Social Science at The British Library
This week the Economic and Social Research Council (ESRC) published an introduction to social science resources at the British Library. This website contains information about our collections, academic case studies and guides from our curators. It was compiled by our ESRC placement, historian and social science convert, Tom Hulme; he writes about his experience at the Library in this guest blog:
As part of an ESRC scholarship programme I was given the chance to spend six months in the British Library, putting together a web-based resource on materials in the Social Science collections. Shamefully, before undertaking this internship, I was quite unfamiliar with the range and depth of its holdings - my use of the Library's services was limited to inter-library loan of books and its vast online newspaper archives. Within weeks of taking up the job it became clear that these aspects of the Library were the tip of a colossal iceberg.

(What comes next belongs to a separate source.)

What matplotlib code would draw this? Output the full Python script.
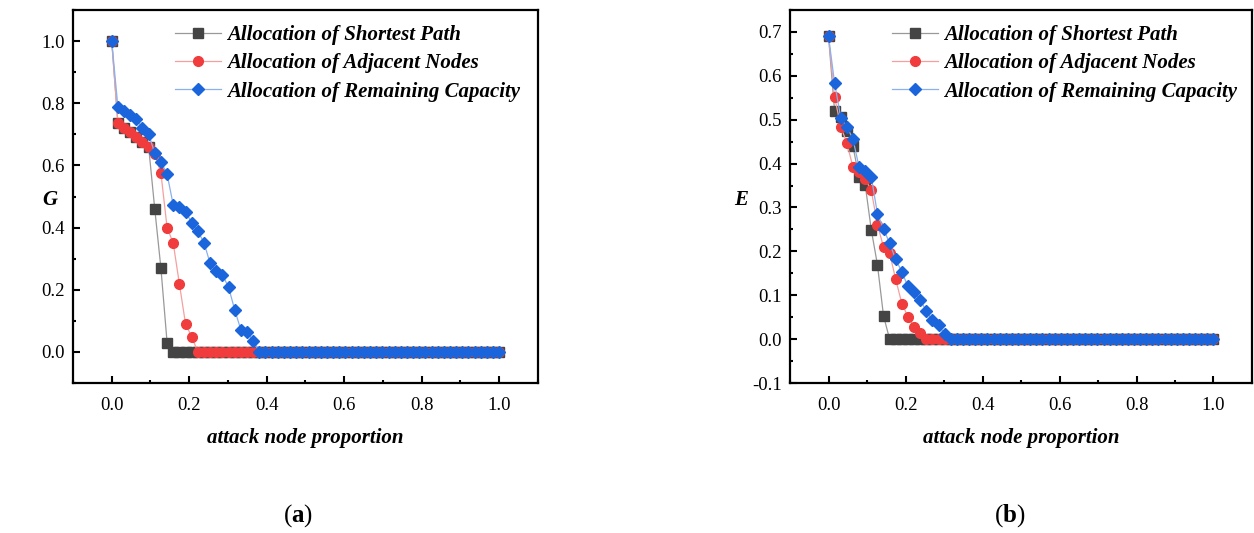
import numpy as np
import matplotlib.pyplot as plt
from matplotlib.ticker import MultipleLocator

# attack node proportion: 64 steps from 0 to 1
x = np.arange(64) / 63

# G (left panel) - nonzero heads, rest are 0
g_shortest = [1.0, 0.737, 0.722, 0.708, 0.692, 0.676, 0.660, 0.459, 0.269, 0.03]
g_adjacent = [1.0, 0.737, 0.722, 0.708, 0.692, 0.676, 0.660, 0.637, 0.575, 0.40,
              0.35, 0.219, 0.09, 0.049]
g_capacity = [1.0, 0.789, 0.776, 0.762, 0.748, 0.722, 0.701, 0.639, 0.612, 0.572,
              0.473, 0.465, 0.451, 0.416, 0.389, 0.351, 0.285, 0.261, 0.248, 0.208,
              0.135, 0.071, 0.065, 0.036]

# E (right panel)
e_shortest = [0.69, 0.519, 0.507, 0.475, 0.439, 0.369, 0.352, 0.249, 0.170, 0.053]
e_adjacent = [0.69, 0.552, 0.484, 0.447, 0.392, 0.38, 0.365, 0.339, 0.261, 0.210,
              0.196, 0.136, 0.081, 0.051, 0.028, 0.015]
e_capacity = [0.69, 0.583, 0.505, 0.484, 0.456, 0.392, 0.383, 0.370, 0.286, 0.252,
              0.218, 0.182, 0.153, 0.120, 0.108, 0.090, 0.064, 0.043, 0.033, 0.011]


def pad(vals):
    return np.array(vals + [0.0] * (len(x) - len(vals)))


labels = ['Allocation of Shortest Path', 'Allocation of Adjacent Nodes',
          'Allocation of Remaining Capacity']

serif = ['Liberation Serif', 'DejaVu Serif']
plt.rcParams['font.family'] = serif
plt.rcParams['axes.unicode_minus'] = False
plt.rcParams['mathtext.fontset'] = 'custom'
plt.rcParams['mathtext.bf'] = 'Liberation Serif:bold'

fig = plt.figure(figsize=(12.54, 5.33), dpi=100)
ax1 = fig.add_axes([0.0582, 0.2814, 0.3708, 0.6998])
ax2 = fig.add_axes([0.630, 0.2814, 0.3684, 0.6998])

styles = [
    dict(color='#999999', marker='s', ms=6.5, mfc='#444444', mec='#444444'),
    dict(color='#f5a0a0', marker='o', ms=7, mfc='#f03c3c', mec='#f03c3c'),
    dict(color='#8ab0ee', marker='D', ms=6.5, mfc='#1a64dc', mec='#1a64dc'),
]

panels = [
    (ax1, [g_shortest, g_adjacent, g_capacity], 'G', (-0.1, 1.1), 0.2, 0.1, 0.219, -0.05),
    (ax2, [e_shortest, e_adjacent, e_capacity], 'E', (-0.1, 0.75), 0.1, 0.05, 0.221, -0.105),
]

for ax, series, ylab, ylim, ymaj, ymin, legx, ylx in panels:
    for vals, st, lab in zip(series, styles, labels):
        ax.plot(x, pad(vals), lw=0.9, label=lab, **st)
    ax.set_xlim(-0.1, 1.1)
    ax.set_ylim(*ylim)
    ax.xaxis.set_major_locator(MultipleLocator(0.2))
    ax.xaxis.set_minor_locator(MultipleLocator(0.1))
    ax.yaxis.set_major_locator(MultipleLocator(ymaj))
    ax.yaxis.set_minor_locator(MultipleLocator(ymin))
    ax.tick_params(which='both', direction='in', width=1.5, labelsize=13.5)
    ax.tick_params(which='major', length=5)
    ax.tick_params(which='minor', length=2.5)
    ax.tick_params(axis='x', pad=10)
    ax.tick_params(axis='y', pad=6)
    for sp in ax.spines.values():
        sp.set_linewidth(1.6)
    ax.set_xlabel('attack node proportion', fontsize=15, fontweight='bold',
                  fontstyle='italic')
    ax.xaxis.set_label_coords(0.5, -0.12)
    ax.set_ylabel(ylab, fontsize=15, fontweight='bold', fontstyle='italic',
                  rotation=0, va='center')
    ax.yaxis.set_label_coords(ylx, 0.49)
    ax.legend(loc='upper left', bbox_to_anchor=(legx, 0.96), frameon=False,
              borderpad=0, borderaxespad=0, handlelength=2.2, handletextpad=0.3,
              labelspacing=0.4, prop=dict(family=serif, weight='bold',
                                          style='italic', size=15))

fig.text(0.2376, 0.032, r'($\mathbf{a}$)', fontsize=18, ha='center', va='center')
fig.text(0.8054, 0.032, r'($\mathbf{b}$)', fontsize=18, ha='center', va='center')

fig.savefig('out.png', dpi=100)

At first the task was quite daunting: millions of items, covering a range of social science disciplines, in a variety of different formats. While I use some social science informed methods in my research I am, above all, a historian. Knowing where to begin in this enormous field was an intimidating prospect. Quickly, and fortunately, the task became more manageable after meeting the expert curators working in the department. All had experience with collecting, cataloguing, and using the collections - some with decades of knowledge. If the primary significance of the British Library is the documents and resources it has both onsite and online, its secondary value is the expertise of the people who work there. From reading room staff to curators, the extent of familiarity with such a gargantuan amount of stuff is astounding. With their guidance I fumbled my way towards the most important and sometimes regrettably underused resources.
Mention the British Library to most researchers and they are usually aware of its remit in collecting a copy of every book published in Britain. This sole attribute makes it vitally important to researchers. Yet dig a bit deeper and you can find a whole host of items not caught by the traditional net of legal deposit. Ephemera especially, being both transient and difficult to conserve, garnered my attention as an underused yet incredibly interesting resource. The extent of oral histories also surprised me, covering topics and periods from not just Britain but further afield as well. It was a joy to dip in and out of greatly different collections, and to try and grasp at a way that such materials could be used alongside each other.
As part of my role I also approached academics and researchers who had utilised social science at the British Library, keen to share their positive experiences. Initially this was somewhat difficult; the British Library is not always cited in footnotes, or explicitly mentioned in oral presentations. After closer investigation however, and exploitation of the Library's eager network of academic friends, I found an impressive body of widely different case studies. Most exciting to me, as a historian, was the ways in which historical materials had been analysed through the lens of social science to inform contemporary research agendas. Early modern pamphlets on intoxication gave context to contemporary debates on alcohol consumption, for example, while cookbooks were closely-read to examine social and ethnic identity. From geographers to political scientists, or sociologists and historians, there seemed to not be a discipline untouched by British Library resources.
When the internship came to an end I was sad to leave. While local archives are, and will remain, the backbone of my research, the information I discovered while working at the Library has added flesh and depth to my work. To be surrounded by centuries of collections, presented and used in both traditional and novel ways, going to work was never a chore. I hope that this web-resource will convey some of my positive experiences, and encourage researchers to undertake new and exciting research projects using the material and human knowledge of Social Science at the British Library.
Tom Hulme is currently completing his PhD: "Civic Culture and Citizenship: the nature of urban governance in interwar Manchester and Chicago" at the University of Leicester.